Compatibilité et évolutions futures
Le plugin fonctionne avec les versions récentes de Blockbench sur Windows, macOS et Linux. Les modèles créés respectent les standards internes d’Hytale mais restent modifiables tant que le jeu n’est pas sorti. L’équipe prévient que le format d’export pourrait évoluer pendant la phase d’accès anticipé.
Les créateurs doivent anticiper des limitations temporaires. Certaines fonctionnalités de personnalisation des avatars se déverrouilleront progressivement après le lancement. Le moteur de rendu continuera d’évoluer avec l’ajout de nouvelles capacités graphiques. Ces changements influenceront potentiellement la manière d’optimiser les modèles.
L’équipe annonce une série de tutoriels supplémentaires sur des techniques avancées : animation, effets visuels, conception d’interface. Ces ressources complèteront ce premier guide pour former une documentation complète destinée aux moddeurs et créateurs de contenu.
Perspectives pour la communauté créative
Ce partage d’outils et de méthodologie intervient bien avant la sortie du jeu. Hytale mise clairement sur une communauté de créateurs active dès le lancement. Les développeurs affichent leur volonté de rendre la création accessible, sans exiger de diplôme en 3D ou de maîtrise du weight painting et du rigging.
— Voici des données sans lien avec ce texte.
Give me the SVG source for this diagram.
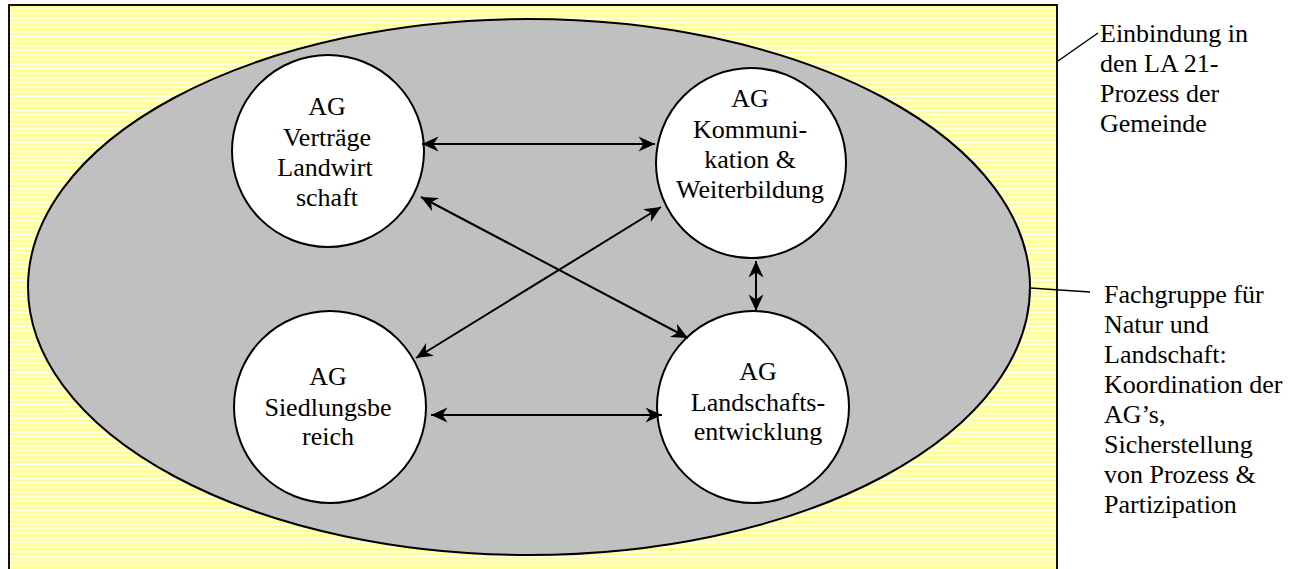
<svg xmlns="http://www.w3.org/2000/svg" width="1306" height="569" viewBox="0 0 1306 569">
<defs>
<pattern id="stripes" patternUnits="userSpaceOnUse" x="0" y="5" width="10" height="4.6">
<rect x="0" y="0" width="10" height="4.6" fill="#FFFF99"/>
<rect x="0" y="3.4" width="10" height="1.2" fill="#FFFFFF"/>
</pattern>
<marker id="arr" viewBox="-18 -9 19 18" refX="0" refY="0" markerUnits="userSpaceOnUse" markerWidth="19" markerHeight="18" orient="auto-start-reverse">
<path d="M0,0 L-16.5,-7.5 L-11.5,0 L-16.5,7.5 Z" fill="#000"/>
</marker>
</defs>
<style>
.node circle{fill:#fff;stroke:#000;stroke-width:2}
.t{font-family:"Liberation Serif","Times New Roman",serif;font-size:26px;fill:#000}
.c{text-anchor:middle}
.conn line{stroke:#000;stroke-width:2;marker-start:url(#arr);marker-end:url(#arr)}
.lead{stroke:#000;stroke-width:1.5;fill:none}
</style>
<rect width="1306" height="569" fill="#fff"/>
<g id="frame">
<rect x="9" y="5" width="1048" height="600" fill="url(#stripes)" stroke="#111" stroke-width="2"/>
</g>
<g id="fachgruppe">
<ellipse cx="529" cy="287" rx="501" ry="268" fill="#C0C0C0" stroke="#000" stroke-width="2"/>
</g>
<g id="ag-vertraege" class="node">
<circle cx="328" cy="151" r="96"/>
<text class="t c" x="327" y="115">AG</text>
<text class="t c" x="327" y="146">Verträge</text>
<text class="t c" x="325" y="176">Landwirt</text>
<text class="t c" x="327" y="206">schaft</text>
</g>
<g id="ag-kommunikation" class="node">
<circle cx="751" cy="163" r="95"/>
<text class="t c" x="750" y="107">AG</text>
<text class="t c" x="750" y="138">Kommuni-</text>
<text class="t c" x="750" y="168">kation &amp;</text>
<text class="t c" x="750" y="198">Weiterbildung</text>
</g>
<g id="ag-siedlung" class="node">
<circle cx="330" cy="407" r="96"/>
<text class="t c" x="328" y="385">AG</text>
<text class="t c" x="328" y="416">Siedlungsbe</text>
<text class="t c" x="328" y="445">reich</text>
</g>
<g id="ag-landschaft" class="node">
<circle cx="753" cy="407" r="96"/>
<text class="t c" x="758" y="380">AG</text>
<text class="t c" x="758" y="411">Landschafts-</text>
<text class="t c" x="758" y="440">entwicklung</text>
</g>
<g id="connectors" class="conn">
<line x1="422" y1="144" x2="655" y2="144"/>
<line x1="421" y1="197" x2="688" y2="338"/>
<line x1="416" y1="358" x2="661" y2="207"/>
<line x1="431" y1="415" x2="662" y2="415"/>
<line x1="756" y1="261" x2="756" y2="311"/>
</g>
<g id="label-einbindung">
<path class="lead" d="M1058,61 L1098,33"/>
<text class="t" x="1100" y="42">Einbindung in</text>
<text class="t" x="1100" y="72">den LA 21-</text>
<text class="t" x="1100" y="102">Prozess der</text>
<text class="t" x="1100" y="132">Gemeinde</text>
</g>
<g id="label-fachgruppe">
<path class="lead" d="M1030,288 L1090,292"/>
<text class="t" x="1104" y="303">Fachgruppe für</text>
<text class="t" x="1104" y="333">Natur und</text>
<text class="t" x="1104" y="363">Landschaft:</text>
<text class="t" x="1104" y="393">Koordination der</text>
<text class="t" x="1104" y="423">AG’s,</text>
<text class="t" x="1104" y="453">Sicherstellung</text>
<text class="t" x="1104" y="483">von Prozess &amp;</text>
<text class="t" x="1104" y="513">Partizipation</text>
</g>
</svg>
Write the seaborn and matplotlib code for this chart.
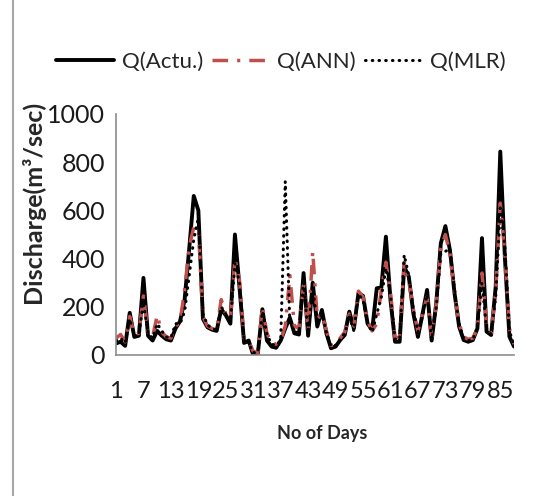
import numpy as np
import pandas as pd
import seaborn as sns
import matplotlib.pyplot as plt
from matplotlib.lines import Line2D


#données (débit journalier, m3/s)
days = list(range(1, 89))

q_actual = [48, 55, 38, 175, 75, 80, 320, 80, 60, 100,
            80, 65, 60, 110, 140, 230, 440, 660, 600, 150,
            115, 105, 100, 190, 165, 130, 500, 280, 50, 60,
            0, 5, 190, 60, 35, 30, 60, 110, 155, 90,
            85, 340, 80, 300, 118, 187, 90, 28, 35, 62,
            83, 180, 110, 257, 245, 130, 104, 277, 280, 491,
            228, 55, 55, 367, 325, 173, 75, 170, 270, 60,
            214, 463, 535, 435, 256, 118, 62, 55, 62, 110,
            485, 97, 83, 284, 844, 408, 76, 35]

q_ann = [70, 85, 55, 160, 85, 90, 245, 95, 75, 165,
         95, 75, 70, 120, 135, 270, 450, 530, 525, 160,
         120, 110, 105, 230, 170, 150, 400, 310, 70, 55,
         15, 10, 200, 90, 50, 45, 60, 120, 330, 120,
         110, 290, 100, 430, 150, 170, 100, 40, 45, 70,
         95, 170, 120, 265, 240, 140, 100, 130, 270, 385,
         260, 70, 75, 385, 310, 190, 100, 170, 240, 75,
         210, 440, 500, 420, 260, 130, 75, 65, 70, 110,
         340, 120, 90, 260, 630, 420, 110, 45]

q_mlr = [60, 70, 50, 150, 80, 85, 220, 90, 70, 130,
         100, 75, 70, 130, 130, 180, 330, 480, 570, 170,
         125, 110, 105, 200, 170, 140, 380, 300, 60, 50,
         10, 10, 180, 85, 45, 40, 60, 720, 130, 100,
         90, 300, 90, 280, 130, 170, 95, 35, 40, 65,
         90, 160, 100, 250, 230, 130, 95, 170, 240, 360,
         250, 65, 65, 415, 330, 190, 95, 160, 250, 65,
         200, 420, 430, 440, 270, 130, 70, 60, 65, 115,
         300, 110, 85, 240, 610, 450, 100, 40]

x_ticks = days[::6]
y_ticks = [0, 200, 400, 600, 800, 1000]

df = pd.DataFrame({'jour': days, 'actu': q_actual, 'ann': q_ann, 'mlr': q_mlr})

sns.set_style('white')
plt.rcParams['font.family'] = ['Lato', 'DejaVu Sans']

fig = plt.figure(figsize=(5.37, 4.96), dpi=100)
ax = fig.add_axes([116/537, 1 - 355/496, 398/537, 241/496])

red = '#c0504d'
sns.lineplot(data=df, x='jour', y='actu', ax=ax, color='black', lw=2.8,
             solid_joinstyle='round', label='Q(Actu.)')
sns.lineplot(data=df, x='jour', y='ann', ax=ax, color=red, lw=2.5,
             linestyle=(0, (4.5, 2.6, 0.9, 2.6)), label='Q(ANN)')
sns.lineplot(data=df, x='jour', y='mlr', ax=ax, color='black', lw=2.2,
             linestyle=(0, (0.2, 2.0)), dash_capstyle='round', label='Q(MLR)')

#axes
ax.set_xlim(1, 88)
ax.set_ylim(0, 1000)
ax.set_xticks(x_ticks)
ax.set_xticklabels([str(v) for v in x_ticks], fontsize=17)
ax.set_yticks(y_ticks)
ax.set_yticklabels([str(v) for v in y_ticks], fontsize=18)
ax.tick_params(axis='both', direction='out', length=5, width=1, pad=3)
ax.tick_params(axis='x', pad=14)
ax.tick_params(axis='both', colors='#8c8c8c', labelcolor='#1a1a1a')
for s in ['top', 'right']:
    ax.spines[s].set_visible(False)
for s in ['left', 'bottom']:
    ax.spines[s].set_color('#8c8c8c')
    ax.spines[s].set_linewidth(1.2)
ax.set_xlabel('')
ax.set_ylabel('')

#titres des axes
fig.text(33/537, 1 - 202/496, 'Discharge(m³/sec)', rotation=90, fontsize=18,
         fontweight='bold', ha='center', va='center')
fig.text(322/537, 1 - 434/496, 'No of Days', fontsize=13, fontweight='bold',
         ha='center', va='center')

#légende
handles, labels = ax.get_legend_handles_labels()
ax.get_legend().remove()
fig.legend(handles, labels, loc='center', bbox_to_anchor=(281/537, 1 - 62/496),
           ncol=3, frameon=False, fontsize=16, handlelength=2.6,
           handletextpad=0.35, columnspacing=0.4)

#bordure gauche du cadre
fig.add_artist(Line2D([13/537, 13/537], [0, 1], color='#a6a6a6', lw=1.5))

fig.savefig('out.png', dpi=100)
La philosophie reste cohérente avec l’ADN voxel du projet : simplicité des primitives, facilité de compréhension, possibilité d’itération rapide. Les contraintes techniques deviennent des garde-fous qui maintiennent une cohérence visuelle tout en laissant place à l’expression personnelle.
Les exemples de modèles téléchargeables (golem de magma notamment) illustrent le niveau de qualité atteignable avec ces outils. Ils servent de référence pour calibrer ses propres créations et comprendre l’équilibre entre optimisation et rendu visuel. La vidéo de Thomas Frick modélisant ce golem en direct décompose le processus de la conception initiale au modèle final.